Restate each of the lines below word for word and drop every picture.
— begin Data excerpt —
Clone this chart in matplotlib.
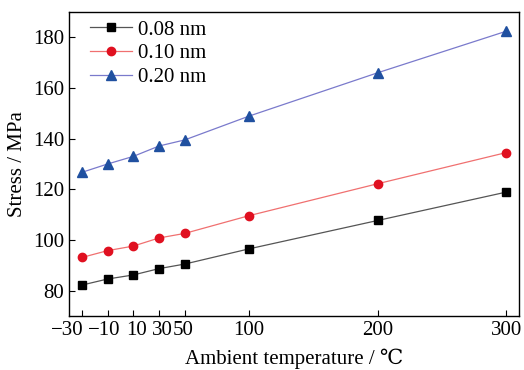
import matplotlib
matplotlib.use('Agg')
import matplotlib.pyplot as plt
from matplotlib.transforms import ScaledTranslation

plt.rcParams['font.family'] = ['Liberation Serif', 'DejaVu Serif']

temps = [-30, -10, 10, 30, 50, 100, 200, 300]
stress_008 = [82.2, 84.6, 86.2, 88.7, 90.5, 96.5, 107.7, 118.9]
stress_010 = [93.1, 95.8, 97.6, 100.8, 102.6, 109.6, 122.2, 134.5]
stress_020 = [126.7, 130.0, 133.0, 137.1, 139.5, 148.9, 166.0, 182.4]
labels = ['0.08 nm', '0.10 nm', '0.20 nm']

fig = plt.figure(figsize=(5.24, 3.70), dpi=100)
ax = fig.add_axes([69 / 524, 54 / 370, 450 / 524, 304 / 370])

ax.plot(temps, stress_008, color='#555555', lw=0.9, marker='s', ms=5.5,
        mfc='black', mec='black', label=labels[0])
ax.plot(temps, stress_010, color='#f07070', lw=0.9, marker='o', ms=6,
        mfc='#e01020', mec='#e01020', label=labels[1])
ax.plot(temps, stress_020, color='#7a7acc', lw=0.9, marker='^', ms=7,
        mfc='#2050a0', mec='#2050a0', label=labels[2])

ax.set_xlim(-40, 310)
ax.set_ylim(70, 190)
ax.set_xticks(temps)
ax.set_yticks([80, 100, 120, 140, 160, 180])
ax.tick_params(direction='in', labelsize=15, length=4, width=0.8)
for s in ax.spines.values():
    s.set_linewidth(1.0)

# squeeze the crowded negative labels a bit to the left, as in the original
shifts = [-15, -3, 3, 3, -2, 0, 0, 0]
for lab, dx in zip(ax.get_xticklabels(), shifts):
    lab.set_transform(lab.get_transform() + ScaledTranslation(dx / 100, 0, fig.dpi_scale_trans))

ax.set_xlabel('Ambient temperature / \u2103', fontsize=15, labelpad=6)
ax.set_ylabel('Stress / MPa', fontsize=15, labelpad=4)

ax.legend(loc='upper left', frameon=False, fontsize=15, handlelength=2.0,
          handletextpad=0.3, labelspacing=0.2, borderaxespad=0,
          borderpad=0, bbox_to_anchor=(21 / 450, 1 - 8 / 304))

fig.savefig('out.png', dpi=100)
— end Data excerpt —
The reply:
Clone this chart in matplotlib.
import matplotlib
matplotlib.use('Agg')
import matplotlib.pyplot as plt
from matplotlib.transforms import ScaledTranslation

plt.rcParams['font.family'] = ['Liberation Serif', 'DejaVu Serif']

temps = [-30, -10, 10, 30, 50, 100, 200, 300]
stress_008 = [82.2, 84.6, 86.2, 88.7, 90.5, 96.5, 107.7, 118.9]
stress_010 = [93.1, 95.8, 97.6, 100.8, 102.6, 109.6, 122.2, 134.5]
stress_020 = [126.7, 130.0, 133.0, 137.1, 139.5, 148.9, 166.0, 182.4]
labels = ['0.08 nm', '0.10 nm', '0.20 nm']

fig = plt.figure(figsize=(5.24, 3.70), dpi=100)
ax = fig.add_axes([69 / 524, 54 / 370, 450 / 524, 304 / 370])

ax.plot(temps, stress_008, color='#555555', lw=0.9, marker='s', ms=5.5,
        mfc='black', mec='black', label=labels[0])
ax.plot(temps, stress_010, color='#f07070', lw=0.9, marker='o', ms=6,
        mfc='#e01020', mec='#e01020', label=labels[1])
ax.plot(temps, stress_020, color='#7a7acc', lw=0.9, marker='^', ms=7,
        mfc='#2050a0', mec='#2050a0', label=labels[2])

ax.set_xlim(-40, 310)
ax.set_ylim(70, 190)
ax.set_xticks(temps)
ax.set_yticks([80, 100, 120, 140, 160, 180])
ax.tick_params(direction='in', labelsize=15, length=4, width=0.8)
for s in ax.spines.values():
    s.set_linewidth(1.0)

# squeeze the crowded negative labels a bit to the left, as in the original
shifts = [-15, -3, 3, 3, -2, 0, 0, 0]
for lab, dx in zip(ax.get_xticklabels(), shifts):
    lab.set_transform(lab.get_transform() + ScaledTranslation(dx / 100, 0, fig.dpi_scale_trans))

ax.set_xlabel('Ambient temperature / \u2103', fontsize=15, labelpad=6)
ax.set_ylabel('Stress / MPa', fontsize=15, labelpad=4)

ax.legend(loc='upper left', frameon=False, fontsize=15, handlelength=2.0,
          handletextpad=0.3, labelspacing=0.2, borderaxespad=0,
          borderpad=0, bbox_to_anchor=(21 / 450, 1 - 8 / 304))

fig.savefig('out.png', dpi=100)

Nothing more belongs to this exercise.